Tuesday, June 19, 2012

Now you're just work that I used to make: 1998-2000

I won't tell you how many slides I have from all my years at art school, but it's in the hundreds. I spent a whole day attempting to digitize 80 of them so that I could use the images of my past work for the talk I gave at the Gardiner Museum in Toronto (it went well btw!). Digitizing slides is a slow process- especially when you need them to be 300 dpi and fairly high res.  It didn't take too long for me to realize that the slides were pretty bad considering what I am currently used to with my amazing professional photographer that I get in the studio once a year to make my work look accurate, with no big glare from the glossy glaze, and with the lovely faded backdrop.  I guess I've been spoiled.

So, needless to say I dug around the studio to find a bit of work to re-photograph a few weeks ago when we were photographing for the Kindred Show.  This is the work I liked enough to want to keep and not sell, or break, or store in my parent's shed.  Even though I took my first ceramics course at college in '93, I really didn't apply to be in an art program full-time until '96 (I still took ceramics courses in those years though).  By the time I got into my 3rd year at Emily Carr I'd been throwing on the wheel for 5 years. 

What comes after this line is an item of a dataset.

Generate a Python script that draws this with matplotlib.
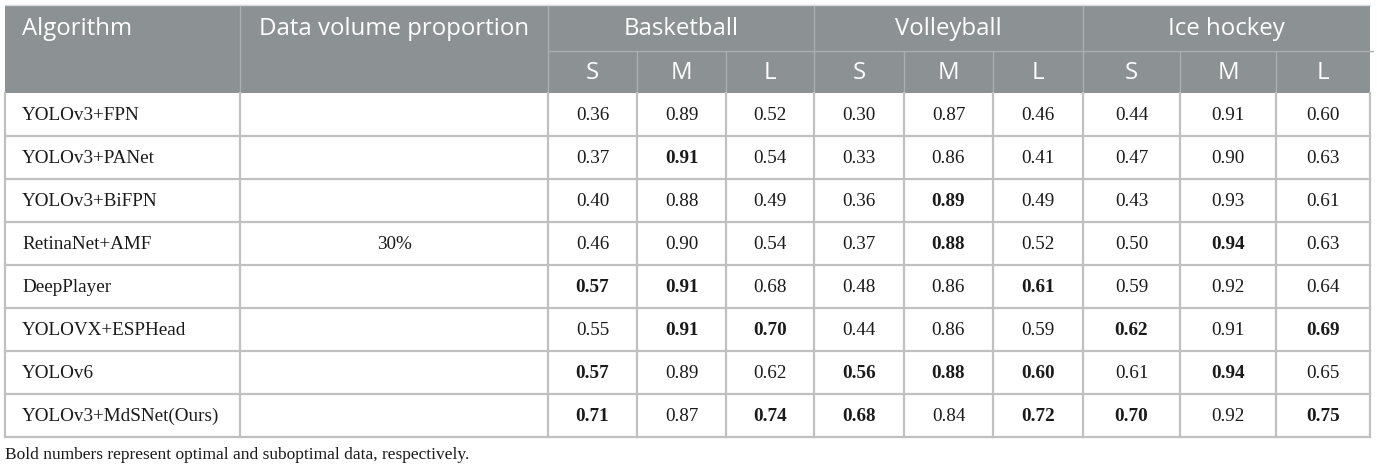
import matplotlib
matplotlib.use("Agg")
import matplotlib.pyplot as plt
from matplotlib.patches import Rectangle

# ---- data ----
algorithms = ["YOLOv3+FPN", "YOLOv3+PANet", "YOLOv3+BiFPN", "RetinaNet+AMF",
              "DeepPlayer", "YOLOVX+ESPHead", "YOLOv6", "YOLOv3+MdSNet(Ours)"]
sports = ["Basketball", "Volleyball", "Ice hockey"]
sizes = ["S", "M", "L"]
proportion = "30%"
proportion_row = 3
basketball = [[0.36, 0.89, 0.52], [0.37, 0.91, 0.54], [0.40, 0.88, 0.49], [0.46, 0.90, 0.54],
              [0.57, 0.91, 0.68], [0.55, 0.91, 0.70], [0.57, 0.89, 0.62], [0.71, 0.87, 0.74]]
volleyball = [[0.30, 0.87, 0.46], [0.33, 0.86, 0.41], [0.36, 0.89, 0.49], [0.37, 0.88, 0.52],
              [0.48, 0.86, 0.61], [0.44, 0.86, 0.59], [0.56, 0.88, 0.60], [0.68, 0.84, 0.72]]
icehockey = [[0.44, 0.91, 0.60], [0.47, 0.90, 0.63], [0.43, 0.93, 0.61], [0.50, 0.94, 0.63],
             [0.59, 0.92, 0.64], [0.62, 0.91, 0.69], [0.61, 0.94, 0.65], [0.70, 0.92, 0.75]]
bold_basketball = [[0, 0, 0], [0, 1, 0], [0, 0, 0], [0, 0, 0], [1, 1, 0], [0, 1, 1], [1, 0, 0], [1, 0, 1]]
bold_volleyball = [[0, 0, 0], [0, 0, 0], [0, 1, 0], [0, 1, 0], [0, 0, 1], [0, 0, 0], [1, 1, 1], [1, 0, 1]]
bold_icehockey = [[0, 0, 0], [0, 0, 0], [0, 0, 0], [0, 1, 0], [0, 0, 0], [1, 0, 1], [0, 1, 0], [1, 0, 1]]
headers = ["Algorithm", "Data volume proportion"]
caption = "Bold numbers represent optimal and suboptimal data, respectively."

# ---- layout (pixels) ----
W, H = 1377, 470
fig = plt.figure(figsize=(W / 100, H / 100), dpi=100)
ax = fig.add_axes([0, 0, 1, 1])
ax.set_xlim(0, W)
ax.set_ylim(H, 0)
ax.axis("off")

left, right = 5, 1370
top, hmid, hbot = 5, 51, 93
row_h = 43.0
nrows = len(algorithms)
bottom = hbot + row_h * nrows
col_alg_end = 240
col_data_end = 548
sport_edges = [548, 814, 1083, 1370]
sub_edges = [[548, 637, 726, 814], [814, 904, 993, 1083], [1083, 1180, 1276, 1370]]

header_bg = "#8c9193"
header_line = "#a9aeb0"
body_line = "#c0c0c0"
sans = ["Open Sans", "DejaVu Sans"]
serif = ["Liberation Serif", "DejaVu Serif"]

# header background
ax.add_patch(Rectangle((left, top), right - left, hbot - top, facecolor=header_bg, edgecolor="none", zorder=1))

# header lines
for x in [col_alg_end, col_data_end, sport_edges[1], sport_edges[2]]:
    ax.plot([x, x], [top, hbot], color=header_line, lw=1.0, zorder=2)
ax.plot([col_data_end, right + 3], [hmid, hmid], color=header_line, lw=1.0, zorder=2)
for edges in sub_edges:
    for x in edges[1:-1]:
        ax.plot([x, x], [hmid, hbot], color=header_line, lw=1.0, zorder=2)

# header texts
hfs = 17.3
ax.text(22, (top + hmid) / 2 + 1, headers[0], ha="left", va="center", color="white", fontsize=hfs, family=sans, zorder=3)
ax.text((col_alg_end + col_data_end) / 2, (top + hmid) / 2 + 1, headers[1], ha="center", va="center",
        color="white", fontsize=hfs, family=sans, zorder=3)
for s, name in enumerate(sports):
    ax.text((sport_edges[s] + sport_edges[s + 1]) / 2, (top + hmid) / 2 + 1, name, ha="center", va="center",
            color="white", fontsize=hfs, family=sans, zorder=3)
    for k, sz in enumerate(sizes):
        ax.text((sub_edges[s][k] + sub_edges[s][k + 1]) / 2, (hmid + hbot) / 2 + 1, sz, ha="center",
                va="center", color="white", fontsize=hfs, family=sans, zorder=3)

# body lines
for i in range(1, nrows + 1):
    y = hbot + row_h * i
    ax.plot([left, right], [y, y], color=body_line, lw=1.6, zorder=2)
all_v = [left, col_alg_end, col_data_end] + sub_edges[0][1:] + sub_edges[1][1:] + sub_edges[2][1:]
for x in all_v:
    ax.plot([x, x], [hbot, bottom], color=body_line, lw=1.6, zorder=2)
# outer light border around header
ax.plot([left, right], [top, top], color="#d8d8d8", lw=1.0, zorder=2)

# body texts
dfs = 13.8
series = [basketball, volleyball, icehockey]
bolds = [bold_basketball, bold_volleyball, bold_icehockey]
for i, name in enumerate(algorithms):
    yc = hbot + row_h * (i + 0.5) + 1
    ax.text(22, yc, name, ha="left", va="center", color="#1a1a1a", fontsize=dfs, family=serif, zorder=3)
    if i == proportion_row:
        ax.text((col_alg_end + col_data_end) / 2, yc, proportion, ha="center", va="center",
                color="#1a1a1a", fontsize=dfs, family=serif, zorder=3)
    for s in range(3):
        for k in range(3):
            v = series[s][i][k]
            ax.text((sub_edges[s][k] + sub_edges[s][k + 1]) / 2, yc, f"{v:.2f}", ha="center", va="center",
                    color="#1a1a1a", fontsize=dfs, family=serif,
                    fontweight="bold" if bolds[s][i][k] else "normal", zorder=3)

ax.text(5, 455, caption, ha="left", va="center", color="#1a1a1a", fontsize=12.5, family=serif)

fig.savefig("out.png", dpi=100)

 Looking back, I can see that this work laid a lot of the groundwork for my current work- but with some pretty obvious differences.  I used to combine more handbuilding components with wheel-thrown bodies.  I liked these puffy and textured handle along with the enclosed wheel-thrown forms with a cut out lid for a teapot.  I was also really into these casserole dishes where the shapes were really organic with the challenge being to create a lid that had a sense of volume but that also fit an oddly shaped casserole base.  One thing is clear though -I liked pattern, simple shapes and masking out glaze designs.  I've always been a fan of glazing and I think it's apparent from what you see here. This work was mostly cone 9 oxidation- I had transitioned from a really dark clay body with cone 10 reduction sometime between 2nd and 3rd year, wisely realizing the likelihood of me having access to a gas kiln after school was over would be slim. 

I'll post some images  of work from my last year at Emily Carr in 2 installments in the weeks coming up.  I kept thinking about this Gotye song when I thought about this work.  When I look at work that I used to make, I sometimes feel like I broke up with it along the way, where as maybe it's more that I let go of some ideas in favour of new ones.  The interesting thing about being an artist for this many years is that ideas circulate around and sometimes I come full circle back to what I had been working on so long ago.